Capacitors — core components of modern electronics — store electrical charge between metallic electrodes separated by a dielectric material. While their performance is well understood at macroscopic scales, conventional models break down at the nanoscale, where the material properties assumed in standard equations are no longer well defined. These discrepancies pose significant challenges for interpreting the dielectric response of ultrathin materials and for designing reliable nanocapacitors.
To address this problem, the Stony Brook University team developed a quantum-mechanical framework that unambiguously separates the contributions of the electrodes and the dielectric. The new protocol establishes fundamental limits on how small a capacitor can be made and provides a reliable approach for evaluating the intrinsic behavior of nanoscale insulating materials.

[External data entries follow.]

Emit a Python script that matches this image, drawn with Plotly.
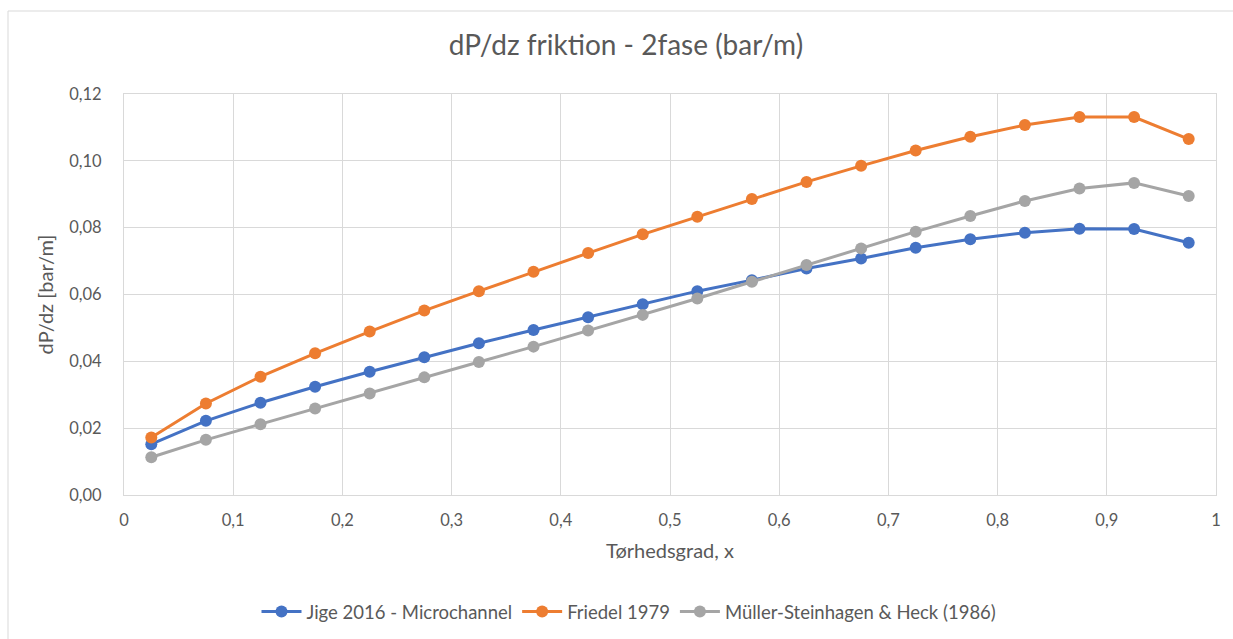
import plotly.graph_objects as go

# ---- data ----
x_quality = [0.025, 0.075, 0.125, 0.175, 0.225, 0.275, 0.325, 0.375, 0.425, 0.475,
             0.525, 0.575, 0.625, 0.675, 0.725, 0.775, 0.825, 0.875, 0.925, 0.975]
jige_2016 = [0.0152, 0.0222, 0.0276, 0.0324, 0.0369, 0.0412, 0.0454, 0.0494, 0.0532, 0.0571,
             0.0610, 0.0643, 0.0678, 0.0708, 0.0740, 0.0765, 0.0785, 0.0797, 0.0796, 0.0755]
friedel_1979 = [0.0172, 0.0274, 0.0354, 0.0424, 0.0489, 0.0552, 0.0610, 0.0668, 0.0724, 0.0780,
                0.0833, 0.0886, 0.0937, 0.0985, 0.1031, 0.1072, 0.1107, 0.1131, 0.1131, 0.1065]
muller_steinhagen = [0.0113, 0.0165, 0.0212, 0.0259, 0.0304, 0.0352, 0.0398, 0.0444, 0.0492, 0.0539,
                     0.0588, 0.0638, 0.0688, 0.0738, 0.0788, 0.0835, 0.0880, 0.0917, 0.0934, 0.0895]

series_names = ["Jige 2016 - Microchannel", "Friedel 1979", "Müller-Steinhagen & Heck (1986)"]
series_colors = ["#4472C4", "#ED7D31", "#A5A5A5"]

x_tick_vals = [0, 0.1, 0.2, 0.3, 0.4, 0.5, 0.6, 0.7, 0.8, 0.9, 1.0]
x_tick_labels = ["0", "0,1", "0,2", "0,3", "0,4", "0,5", "0,6", "0,7", "0,8", "0,9", "1"]
y_tick_vals = [0, 0.02, 0.04, 0.06, 0.08, 0.10, 0.12]
y_tick_labels = ["0,00", "0,02", "0,04", "0,06", "0,08", "0,10", "0,12"]

title_text = "dP/dz friktion - 2fase (bar/m)"
x_title = "Tørhedsgrad, x"
y_title = "dP/dz [bar/m]"

FONT = "Lato, 'Open Sans', sans-serif"
TXT = "#595959"
GRID = "#D9D9D9"

fig = go.Figure()
for name, ys, col in zip(series_names, [jige_2016, friedel_1979, muller_steinhagen], series_colors):
    fig.add_trace(go.Scatter(
        x=x_quality, y=ys, name=name, mode="lines+markers",
        line=dict(color=col, width=3),
        marker=dict(color=col, size=12),
    ))

W, H = 1233, 639
L, R, T, B = 124, 17, 94, 144
pw, ph = W - L - R, H - T - B

def px2x(px):
    return (px - L) / pw

def py2y(py):
    return (H - B - py) / ph

fig.update_layout(
    width=W, height=H,
    margin=dict(l=L, r=R, t=T, b=B, pad=0, autoexpand=False),
    paper_bgcolor="white", plot_bgcolor="white",
    font=dict(family=FONT, color=TXT, size=16),
    title=dict(text=title_text, x=626 / W, xanchor="center",
               y=1 - 45 / H, yanchor="middle",
               font=dict(size=28, color=TXT, family=FONT)),
    showlegend=True,
    legend=dict(orientation="h", x=px2x(629), xanchor="center", y=py2y(612), yanchor="middle",
                font=dict(size=18.5, color=TXT), itemwidth=40, traceorder="normal",
                bgcolor="rgba(0,0,0,0)"),
    xaxis=dict(range=[0, 1], tickvals=x_tick_vals, ticktext=x_tick_labels,
               showgrid=True, gridcolor=GRID, gridwidth=1,
               showline=True, linecolor=GRID, linewidth=1, mirror=True,
               zeroline=False, ticks="", ticklabelstandoff=10, automargin=False,
               tickfont=dict(size=16.5, color=TXT),
               title=dict(text=x_title, font=dict(size=20, color=TXT), standoff=15)),
    yaxis=dict(range=[0, 0.12], tickvals=y_tick_vals, ticktext=y_tick_labels,
               showgrid=True, gridcolor=GRID, gridwidth=1,
               showline=True, linecolor=GRID, linewidth=1, mirror=True,
               zeroline=False, ticks="", ticklabelstandoff=18, automargin=False,
               tickfont=dict(size=16.5, color=TXT),
               title=dict(text=y_title, font=dict(size=20, color=TXT), standoff=10)),
)

# outer chart-area border
fig.add_shape(type="rect", xref="paper", yref="paper",
              x0=px2x(8), x1=px2x(1245), y0=py2y(650), y1=py2y(11),
              line=dict(color=GRID, width=1), fillcolor="rgba(0,0,0,0)", layer="below")

fig.write_html("out.html")
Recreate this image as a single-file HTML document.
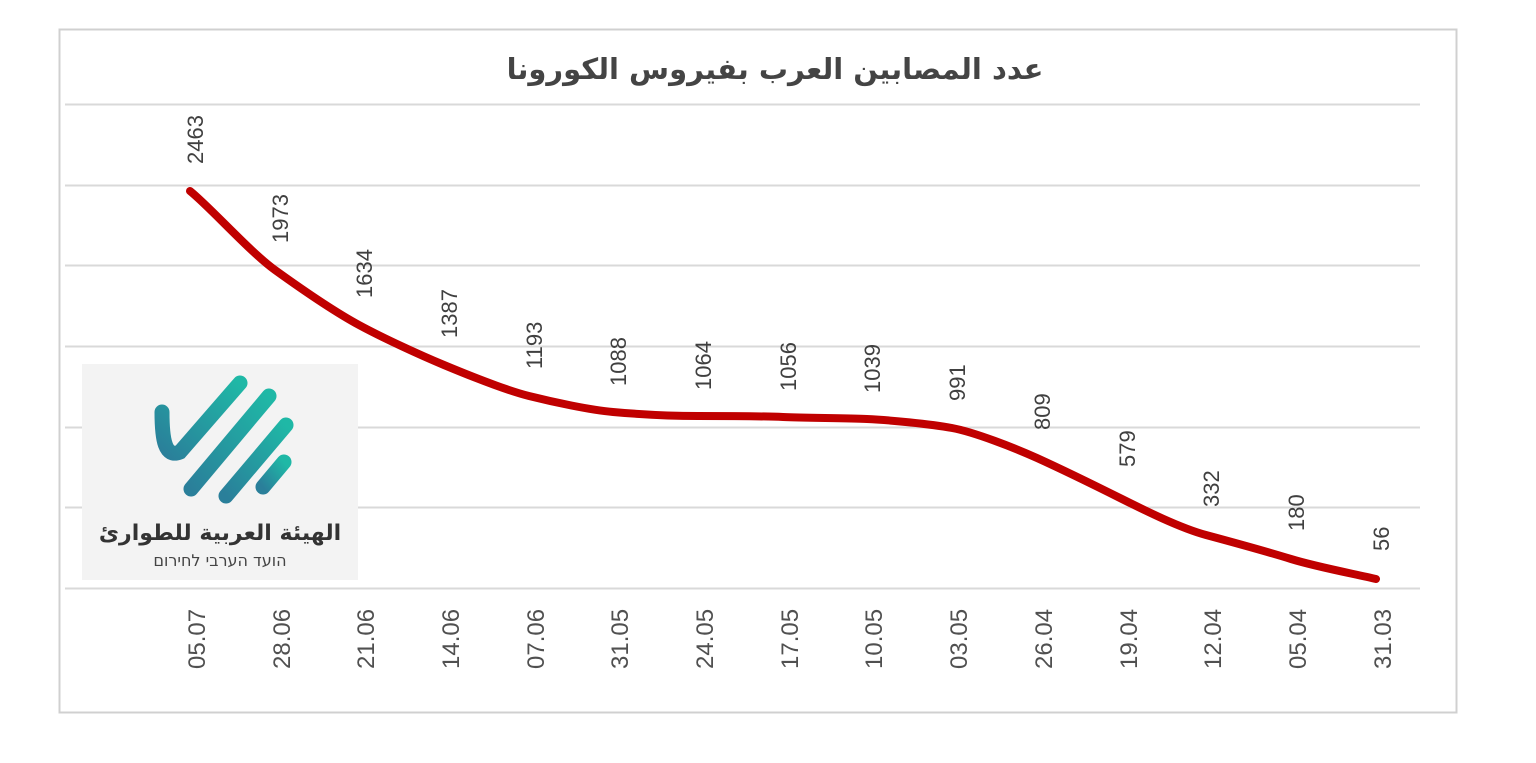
<!DOCTYPE html>
<html><head><meta charset="utf-8"><style>
body{margin:0;background:#fff;width:1536px;height:763px;overflow:hidden}
svg{display:block}
</style></head><body>
<svg width="1536" height="763" viewBox="0 0 1536 763" xmlns="http://www.w3.org/2000/svg" font-family="Liberation Sans, DejaVu Sans, sans-serif">
<rect x="59.5" y="29.5" width="1397" height="683" fill="#fff" stroke="#d0d0d0" stroke-width="2"/>
<text x="775" y="79" text-anchor="middle" font-size="29" font-weight="bold" fill="#444" font-family="DejaVu Sans, sans-serif" direction="rtl">عدد المصابين العرب بفيروس الكورونا</text>
<g stroke="#d9d9d9" stroke-width="2">
<line x1="65" x2="1420" y1="104.5" y2="104.5"/>
<line x1="65" x2="1420" y1="185.5" y2="185.5"/>
<line x1="65" x2="1420" y1="265.5" y2="265.5"/>
<line x1="65" x2="1420" y1="346.5" y2="346.5"/>
<line x1="65" x2="1420" y1="427.5" y2="427.5"/>
<line x1="65" x2="1420" y1="507.5" y2="507.5"/>
<line x1="65" x2="1420" y1="588.5" y2="588.5"/>
</g>
<path d="M190,191 C210,207 250,252 275,270 S335,312 359,325 S420,355 444,365 S505,390 529,396 S590,410 613,412 S670,416 698,416 S760,416 783,417 S845,418 867,419 S930,424 952,428 S1015,448 1037,458 S1100,488 1122,499 S1180,528 1206,535 S1265,551 1291,559 S1355,574 1376,579" fill="none" stroke="#c00000" stroke-width="8" stroke-linecap="round" stroke-linejoin="round"/>
<g font-size="22" fill="#404040">
<text transform="translate(203,164) rotate(-90)">2463</text>
<text transform="translate(288,243) rotate(-90)">1973</text>
<text transform="translate(372,298) rotate(-90)">1634</text>
<text transform="translate(457,338) rotate(-90)">1387</text>
<text transform="translate(542,369) rotate(-90)">1193</text>
<text transform="translate(626,386) rotate(-90)">1088</text>
<text transform="translate(711,390) rotate(-90)">1064</text>
<text transform="translate(796,391) rotate(-90)">1056</text>
<text transform="translate(880,393) rotate(-90)">1039</text>
<text transform="translate(965,401) rotate(-90)">991</text>
<text transform="translate(1050,430) rotate(-90)">809</text>
<text transform="translate(1135,467) rotate(-90)">579</text>
<text transform="translate(1219,507) rotate(-90)">332</text>
<text transform="translate(1304,531) rotate(-90)">180</text>
<text transform="translate(1389,551) rotate(-90)">56</text>
</g>
<g font-size="24" fill="#505050">
<text transform="translate(205,669) rotate(-90)">05.07</text>
<text transform="translate(290,669) rotate(-90)">28.06</text>
<text transform="translate(374,669) rotate(-90)">21.06</text>
<text transform="translate(459,669) rotate(-90)">14.06</text>
<text transform="translate(544,669) rotate(-90)">07.06</text>
<text transform="translate(628,669) rotate(-90)">31.05</text>
<text transform="translate(713,669) rotate(-90)">24.05</text>
<text transform="translate(798,669) rotate(-90)">17.05</text>
<text transform="translate(882,669) rotate(-90)">10.05</text>
<text transform="translate(967,669) rotate(-90)">03.05</text>
<text transform="translate(1052,669) rotate(-90)">26.04</text>
<text transform="translate(1137,669) rotate(-90)">19.04</text>
<text transform="translate(1221,669) rotate(-90)">12.04</text>
<text transform="translate(1306,669) rotate(-90)">05.04</text>
<text transform="translate(1391,669) rotate(-90)">31.03</text>
</g>
<rect x="82" y="364" width="276" height="216" fill="#f3f3f3"/>
<defs><linearGradient id="g" x1="0" y1="1" x2="1" y2="0"><stop offset="0" stop-color="#2a7f9a"/><stop offset="1" stop-color="#1fb8a6"/></linearGradient></defs>
<g stroke="url(#g)" stroke-width="15" stroke-linecap="round" fill="none">
<path d="M162,412 C162,440 165,458 180,452 L240,383"/>
<line x1="191" y1="489" x2="269" y2="396"/>
<line x1="226" y1="496" x2="286" y2="425"/>
<line x1="263" y1="487" x2="284" y2="462"/>
</g>
<text x="220" y="540" text-anchor="middle" font-size="22" font-weight="bold" fill="#333" font-family="DejaVu Sans, sans-serif" direction="rtl">الهيئة العربية للطوارئ</text>
<text x="220" y="566" text-anchor="middle" font-size="16" fill="#444" font-family="DejaVu Sans, sans-serif" direction="rtl">הועד הערבי לחירום</text>
</svg>
</body></html>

Demonstrating the method on ultrathin ice, the researchers found that its electronic response to electric fields is essentially indistinguishable from that of bulk ice, despite extreme confinement. The result resolves discrepancies between theoretical predictions and experimental measurements of ice films only a few molecules thick.
“This work offers a pathway to accurately characterize ultrathin dielectric materials using first-principles calculations,” said Ph.D. candidate Anthony Mannino, Lead Author. “With a clearer understanding of nanoscale dielectric behavior, we can improve device design and better interpret experimental data.”
“This work is the culmination of a long-term research effort in my group to understand the fundamental electronic properties of water using quantum-mechanical methods,” said Marivi Fernández-Serra, Ph.D., Professor of Physics and Astronomy and Core Faculty of the Institute for Advanced Computational Science (IACS). “Water and ice continue to surprise us with experimental results that challenge conventional theory. By developing new first-principles simulation tools, we can now clarify these discrepancies and provide a unified framework that connects theory and experiment at the nanoscale.”
The study was led by Mannino, together with fellow Ph.D. candidate Kedarsh Kaushik, under the direction of Professor Marivi Fernández-Serra at Stony Brook University’s IACS, where Mannino is a recipient of the IACS Graduate Fellowship.